I do not think adoption can be all or nothing either. A project with 500 files should not need to model the entire world before getting value. It should start where the pain is. One bad module. One area where the agent keeps making the same mistake. One place where people keep re explaining the same decision. Coverage can grow where the work is happening.
Now for the honest part. This does not replace source code. And it does not help equally in every situation. In my experiments, the real advantage of a semantic graph is cross module reasoning. It helps when the question is "why was this designed this way?", "what else is affected by this change?", or "how does this business flow work end to end?" That is where declared relations, shared constraints, and flows create actual leverage over raw file reading.
But if I need to know the exact failure behavior of a call, the exact await pattern, the exact transaction boundary, or whether a feature exists in the implementation right now, I trust the code first. That was one of the most useful findings. The graph is strongest at why, should we, and what else. The code is strongest at what exactly happens here. Those are complementary knowledge sources. Treating one as a replacement for the other is a mistake.
Another uncomfortable result is that agents are much better at spotting contradictions than omissions. If the graph says something false and the code says something else, they often catch it.

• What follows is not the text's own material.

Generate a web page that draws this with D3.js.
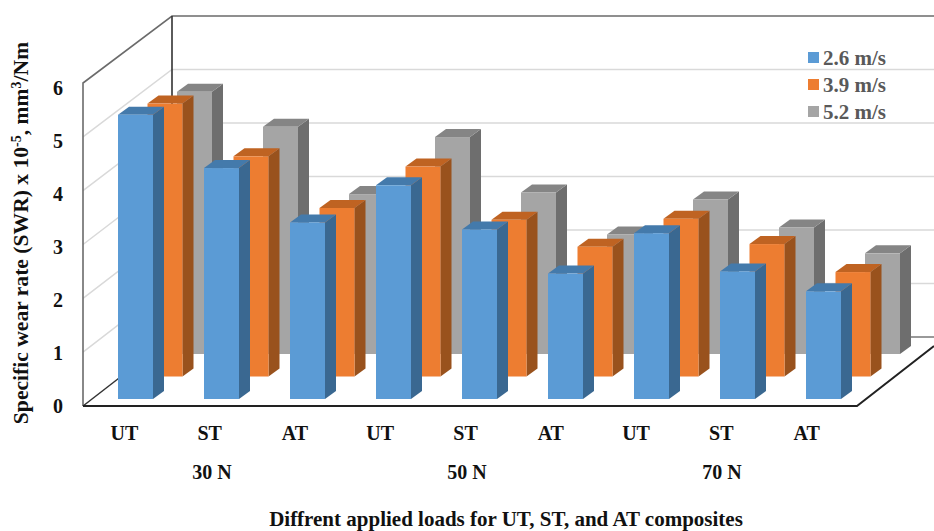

If an important rule is simply missing from the graph, they are much worse at noticing the absence. That means incompleteness is more dangerous than inconsistency, because the agent can confidently reason from a map that has a hole in it. So the hard part is not just keeping semantic memory correct. It is keeping it complete enough where it matters.
Even with those limits, I think agents make one thing impossible to ignore. A huge amount of the value in a software system has never lived in code. It lives in responsibility boundaries, business rules, rejected alternatives, architecture constraints, and the reason a strange decision was made six months ago. Humans carried that in their heads because they had to. Now we work with tools that cannot survive on tacit knowledge.
That is why I do not think the answer is more vibes, longer prompts, or blind faith that the next model will infer the whole system from raw files. I think the answer is to give the repository a second memory. Git remembers changes. The repository should also remember meaning. If it does, the next engineer does not have to rebuild the whole map from scratch. And the next agent does not have to guess why the road bends there in the first place.